When More Parallelism != More Performance

2022 January 11 22:38 stuartscott 10665¤ 1309174¤

After reading @Kostadin's Why Amdahl's Law is Important article, I wanted to explore the concepts in more detail by parallelizing a serial algorithm.

Bubble Sort is a serial sorting algorithm which iterates through an array comparing each adjacent pair of elements, if they are out of order they will be swapped. This is repeated until the entire array is in sorted order.

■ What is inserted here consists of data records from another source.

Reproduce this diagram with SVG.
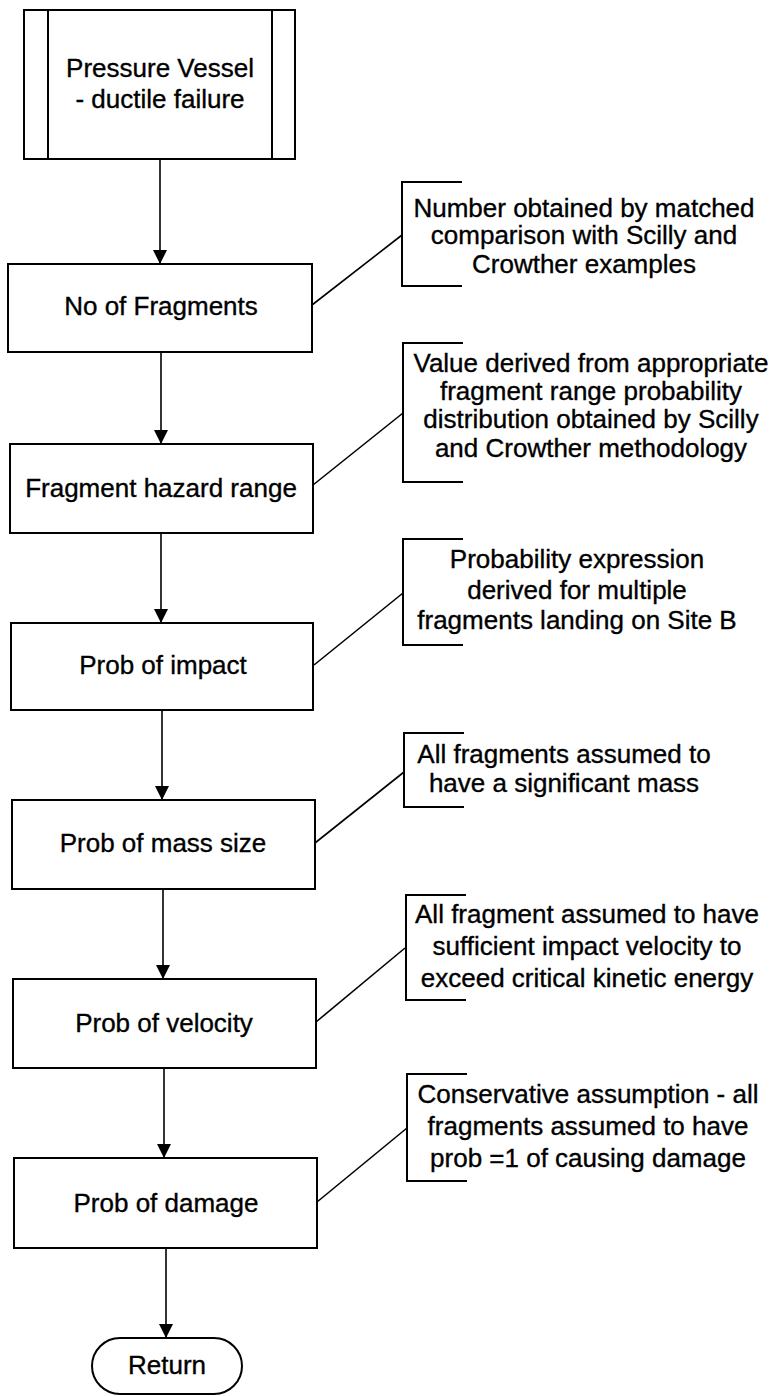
<svg xmlns="http://www.w3.org/2000/svg" width="779" height="1396" viewBox="0 0 779 1396">
  <style>
    .box { fill: #fff; stroke: #000; stroke-width: 2; }
    .lbl { font-family: "Liberation Sans", Arial, sans-serif; font-size: 26px; fill: #000; stroke: #000; stroke-width: 0.35; text-anchor: middle; }
    .flow { fill: none; stroke: #000; stroke-width: 1.6; }
    .lead { fill: none; stroke: #000; stroke-width: 1.6; }
    .brk { fill: none; stroke: #000; stroke-width: 2; }
  </style>
  <defs>
    <marker id="arrow" markerUnits="userSpaceOnUse" markerWidth="16" markerHeight="16" refX="14" refY="7" orient="auto">
      <path d="M0,0 L14,7 L0,14 Z" fill="#000"/>
    </marker>
  </defs>
  <rect width="779" height="1396" fill="#fff"/>

  <!-- flow connectors -->
  <g id="connectors">
    <line class="flow" x1="160" y1="159" x2="160" y2="264" marker-end="url(#arrow)"/>
    <line class="flow" x1="161" y1="352" x2="161" y2="444" marker-end="url(#arrow)"/>
    <line class="flow" x1="161" y1="533" x2="161" y2="623" marker-end="url(#arrow)"/>
    <line class="flow" x1="162" y1="710" x2="162" y2="800" marker-end="url(#arrow)"/>
    <line class="flow" x1="163" y1="889" x2="163" y2="979" marker-end="url(#arrow)"/>
    <line class="flow" x1="164" y1="1068" x2="164" y2="1158" marker-end="url(#arrow)"/>
    <line class="flow" x1="166" y1="1248" x2="166" y2="1338" marker-end="url(#arrow)"/>
    <!-- annotation leaders -->
    <line class="lead" x1="312" y1="305" x2="402" y2="235"/>
    <line class="lead" x1="313" y1="485" x2="403" y2="413"/>
    <line class="lead" x1="314" y1="665" x2="403" y2="593"/>
    <line class="lead" x1="315" y1="843" x2="404" y2="772"/>
    <line class="lead" x1="316" y1="1022" x2="405" y2="948"/>
    <line class="lead" x1="317" y1="1202" x2="407" y2="1128"/>
  </g>

  <!-- predefined process -->
  <g id="pressure-vessel">
    <rect class="box" x="24" y="10" width="271" height="149"/>
    <line class="box" x1="48" y1="10" x2="48" y2="159"/>
    <line class="box" x1="272" y1="10" x2="272" y2="159"/>
    <text class="lbl" x="160" y="77">Pressure Vessel</text>
    <text class="lbl" x="160" y="108">- ductile failure</text>
  </g>

  <g id="no-of-fragments">
    <rect class="box" x="8" y="264" width="304" height="88"/>
    <text class="lbl" x="161" y="315">No of Fragments</text>
  </g>

  <g id="fragment-hazard-range">
    <rect class="box" x="10" y="444" width="303" height="89"/>
    <text class="lbl" x="161" y="497">Fragment hazard range</text>
  </g>

  <g id="prob-impact">
    <rect class="box" x="11" y="623" width="302" height="87"/>
    <text class="lbl" x="163" y="674">Prob of impact</text>
  </g>

  <g id="prob-mass">
    <rect class="box" x="12" y="800" width="303" height="89"/>
    <text class="lbl" x="163" y="852">Prob of mass size</text>
  </g>

  <g id="prob-velocity">
    <rect class="box" x="13" y="979" width="303" height="89"/>
    <text class="lbl" x="164" y="1032">Prob of velocity</text>
  </g>

  <g id="prob-damage">
    <rect class="box" x="14" y="1158" width="303" height="90"/>
    <text class="lbl" x="166" y="1212">Prob of damage</text>
  </g>

  <g id="return">
    <rect class="box" x="92" y="1338" width="150" height="56" rx="28" ry="28"/>
    <text class="lbl" x="167" y="1374">Return</text>
  </g>

  <!-- annotations -->
  <g id="note-fragments">
    <path class="brk" d="M462,182 H402 V286 H462"/>
    <text class="lbl" x="584" y="217">Number obtained by matched</text>
    <text class="lbl" x="584" y="244">comparison with Scilly and</text>
    <text class="lbl" x="584" y="273">Crowther examples</text>
  </g>

  <g id="note-range">
    <path class="brk" d="M463,343 H403 V482 H463"/>
    <text class="lbl" x="591" y="372">Value derived from appropriate</text>
    <text class="lbl" x="591" y="400">fragment range probability</text>
    <text class="lbl" x="591" y="428">distribution obtained by Scilly</text>
    <text class="lbl" x="591" y="457">and Crowther methodology</text>
  </g>

  <g id="note-impact">
    <path class="brk" d="M463,539 H403 V645 H463"/>
    <text class="lbl" x="577" y="568">Probability expression</text>
    <text class="lbl" x="577" y="599">derived for multiple</text>
    <text class="lbl" x="577" y="629">fragments landing on Site B</text>
  </g>

  <g id="note-mass">
    <path class="brk" d="M464,733 H404 V807 H464"/>
    <text class="lbl" x="564" y="763">All fragments assumed to</text>
    <text class="lbl" x="564" y="792">have a significant mass</text>
  </g>

  <g id="note-velocity">
    <path class="brk" d="M466,895 H406 V1000 H466"/>
    <text class="lbl" x="587" y="923">All fragment assumed to have</text>
    <text class="lbl" x="587" y="955">sufficient impact velocity to</text>
    <text class="lbl" x="587" y="987">exceed critical kinetic energy</text>
  </g>

  <g id="note-damage">
    <path class="brk" d="M467,1074 H407 V1181 H467"/>
    <text class="lbl" x="588" y="1103">Conservative assumption - all</text>
    <text class="lbl" x="588" y="1135">fragments assumed to have</text>
    <text class="lbl" x="588" y="1167">prob =1 of causing damage</text>
  </g>
</svg>
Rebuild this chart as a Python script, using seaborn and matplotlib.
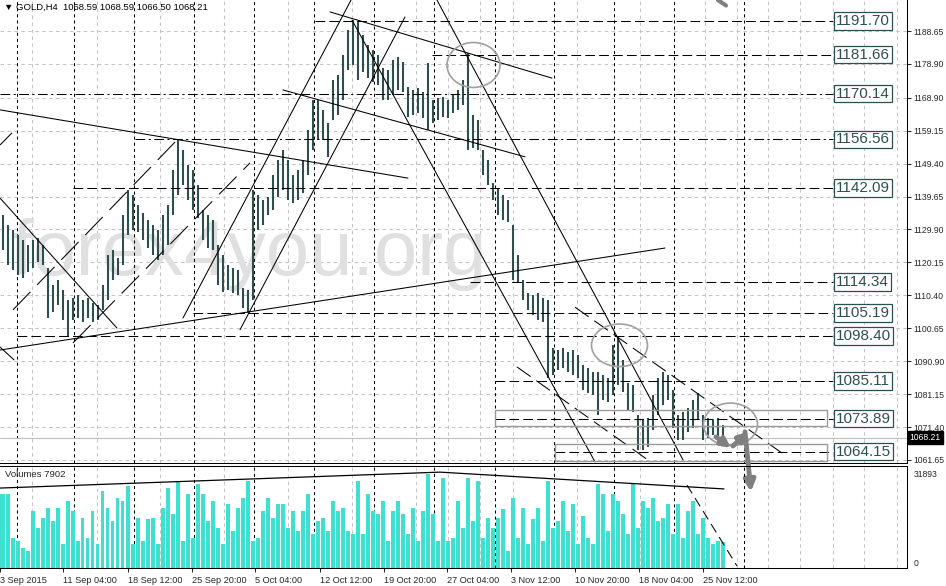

Bubble Sort can not and does not take advantage of multiple cores, but it has the funny title of being the fastest sorting algorithm, providing the data is already sorted.

Here is Bubble Sort in Go:

func main() {
	array := []int{1, 5, 2, 6, 3, 7, 4, 9, 8, 0}
	log.Println(array)
	BubbleSort(array, func(a, b int) bool {
		return array[a] < array[b]
	})
	log.Println(array)
}

func BubbleSort(array []int, less func(int, int) bool) {
	limit := len(array)
	// Repeats until no swaps occur.
	for swapped := true; swapped; {
		swapped = false
		// Iterate through all pairs.
		for i := 0; i < limit-1; {
			j := i + 1
			// Compare index with adjacent.
			if !less(i, j) {
				array[i], array[j] = array[j], array[i]
				swapped = true
			}
			i = j
		}
	}
}

If the hardware running the Bubble Sort had two CPU cores, couldn't we modify the algorithm so the first core checks one pair of adjacent elements while the second core checked a different pair?

Foam Sort is an attempt to parallelize Bubble Sort - just as foam consists of many bubbles, Foam Sort consists of multiple Bubble Sorts executing in parallel. Well, that was the idea anyway. Note: this is not a new idea, it was originally presented by Habermann in 1972 and has the descriptive, though uninspiring, name of Odd-Even Transposition Sort.

Here is Foam Sort in Go:

func main() {
	array := []int{1, 5, 2, 6, 3, 7, 4, 9, 8, 0}
	log.Println(array)
	FoamSort(array, func(a, b int) bool {
		return array[a] < array[b]
	})
	log.Println(array)
}

func FoamSort(array []int, less func(int, int) bool) {
	limit := len(array)
	jobs := make(chan int, limit/2)
	results := make(chan bool, limit/2)
	// Repeatedly takes an index from job queue.
	// Compares, and optionally swaps, with adjacent index.
	work := func() {
		for j := range jobs {
			a := j
			b := j + 1
			if less(a, b) {
				results <- false
			} else {
				array[a], array[b] = array[b], array[a]
				results <- true
			}
		}
	}
	// Spawns a worker thread for each available process.
	for w := 0; w < runtime.GOMAXPROCS(0); w++ {
		go work()
	}
	// Adds indices of non-overlapping pairs to job queue.
	// Waits for all results.
	sort := func(start int) (result bool) {
		for i := start; i < limit-1; i += 2 {
			jobs <- i
		}
		for i := start; i < limit-1; i += 2 {
			result = <-results || result
		}
		return
	}
	// Sorts even, then odd, pairs.
	// Repeats until no swaps occur.
	for swapped := true; swapped; {
		swapped = sort(0)
		swapped = sort(1) || swapped
	}
	// Closes queues so worker threads can terminate.
	close(jobs)
	close(results)
}

Is Foam Sort the best new sorter on the block?

Short answer; no.

To understand the longer answer, let's compare Foam Sort with Bubble Sort and Standard Sort (the optimized Quick Sort algorithm implemented in the Go standard library) in each of the three cases; Best - the data is already sorted, Worst - the data is sorted in reverse order, and Random - the data is unsorted.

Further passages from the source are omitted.